Creon represents civic authority. Antigone represents moral duty to family and divine law.

Peter

And neither side fully backs down.

Alex

That is what makes the conflict tragic.

Both characters believe they are defending justice. Yet their refusal to bend destroys the city and the family at the same time.

Eric

So tragedy often arises when two legitimate principles collide.

Alex

Yes.

The Greeks understood that moral life is not always clean. Justice can pull in opposite directions.

Why Tragedy Matters

Peter

One thing surprised me.

These plays are not comforting.

Alex

They are not meant to be.

Tragedy forces audiences to confront vulnerability. Human plans fail. Pride blinds us. Justice is complicated.

Eric

So the goal is not happiness.

Alex

No.

The goal is understanding.

Gwen

And maybe humility.

Alex

Exactly.

Tragedy teaches that intelligence and power do not remove the limits of human life. Fate, chance, and moral conflict remain.

Peter

Which explains why these plays still work.

Alex

Yes.

Because human beings have not escaped those limits.
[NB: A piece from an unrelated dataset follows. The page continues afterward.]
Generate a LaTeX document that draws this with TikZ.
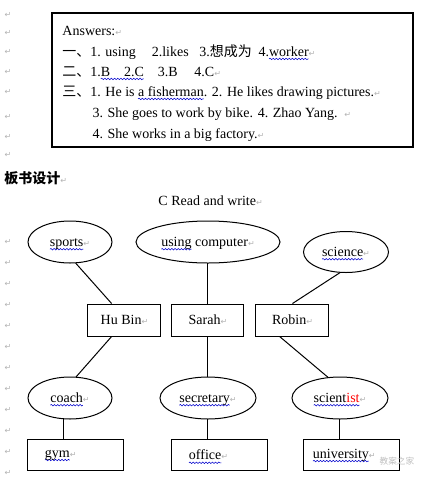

Pulling the Threads Together

Alex

Let us step back.

What do Aeschylus and Sophocles show us?

Peter

That justice is fragile.

Gwen

That pride and blindness can destroy even strong people.

Eric

That moral conflicts do not always have clean solutions.

Alex

Good.

Greek tragedy does not promise resolution. It promises clarity.

Peter

Clarity about what.

Alex

About the human condition.

Gwen

Which is sometimes tragic.

Alex

Yes.

But tragedy also reveals something else. Even in catastrophe, human beings continue to search for meaning, justice, and truth.

Peter

Which might be the most heroic thing about them.

Alex

Precisely.

Questions to Carry Forward

  • Why does Greek tragedy focus so heavily on inherited guilt and family curses?
  • What makes Oedipus both admirable and tragic?
  • How does Antigone reveal the tension between personal conscience and political authority?
  • Why might tragedy have been important for ancient Greek civic life?
  • What does tragedy teach about the limits of human control?